Last week I pronounced Joey as being just as messed-up as he was before his Magnolia-esque incident with a stray bullet. That prognosis is somewhat confirmed this week as it’s clear that his stutter remains, though it’s more pronounced around some characters than others. Joey, who this week seems to pick up Rosie as a client, is only one of several characters this week who starts the episode on the precipice of change and then takes the plunge, with unexpected results: Lonnie announces plans to go after a second horse, Niagra’s Fall; Ronnie gets with AA and gets his jockeying career seemingly back on track; Jerry heads back into gambling, this time accompanied by Naomi (Weronika Rosati), the dealer from a couple of episodes back. For some, the outcomes aren’t positive – Ronnie falls quickly off the wagon (presumably to make weight), Jerry falls into an affair that seems likely to exacerbate his predilection for high-stakes gambling – but it’s not all doom and gloom. Things are at least looking up for Joey, if not his client just yet; Rosie ends the episode as a horseless rider trying the air-freshen cigarette smoke out of her clothes.

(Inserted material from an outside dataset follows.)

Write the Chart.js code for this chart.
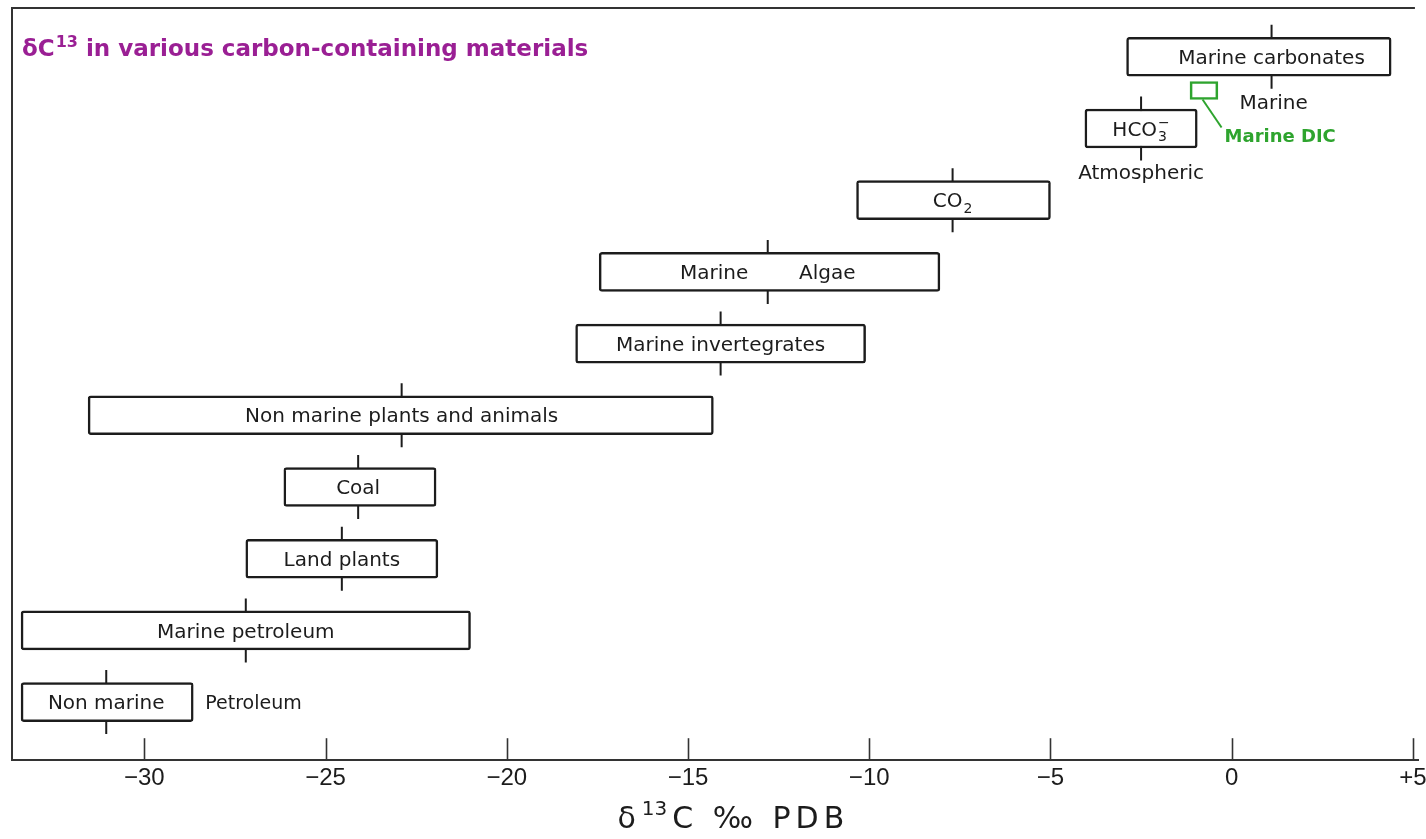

For all the more dramatically heavy material getting thrown around this week, the news that Niagra’s Fall would take on a new life as a brood mare rather than being put out of her misery was a nice little development, especially as it plays into the show’s tendency to have its lowlifes be total piles of mush just beneath the surface. It’s already easy to picture Lonnie anxiously waiting over a newborn.
Speaking of newborns and the show’s softie streak, we finally get to see Escalante’s non-asshole streak for extended periods this week, and it’s a credit to John Ortiz that the character doesn’t seem schizophrenic, just incredibly paranoid and confrontational when it comes to matters of business. He even manages to take the news of his forthcoming child rather well.
Unfortunately, though, with only two episodes left in the season, I’m ready to call the criminal half of the Ace narrative a bit of a flop. While the killing of Nathan is a well-staged and memorably written sequence, the manoevering between Ace and Mike hasn’t been nearly as interesting as any of the seemingly mundane details of life on the tracks or in the stables, nor has it been especially well-integrated. In a way, it recalls the Titus Welliver/Sarah Paulson plot thread from Deadwood‘s second season – a lot of movement, not much payoff of note (so far). Barring some major heavy lifting in the final two hours, it’s basically a thin excuse to watch Gambon devour scenery for a few minutes an episode at this point. (There are lesser pleasures than that, but still.)
Yet the other side of the Ace coin, his budding kinda-romance with Claire, is still sweet and beguiling, and their scenes together at the ex-con rehabilitation center he’s now sponsoring strengthen the show’s sense of the horses as having a gravitational pull of their own amidst the competing human interests on display.
While it’s not quite on the level of the fourth and fifth installments (the high-water mark of the show so far), “Seven” feels more solidly constructed than last week’s, maybe because the dialogue feels stronger from a writing and performance standpoint. (Nice of them to give Jason Gedrick the episode’s best line, and easily the best come-on in recent memory: “Having learned so little, I can offer to teach you everything I know.”) The following weeks promise showdowns between the horses we’ve been following all season; it should be interesting to see what happens to our competing sympathies when the gates fly open.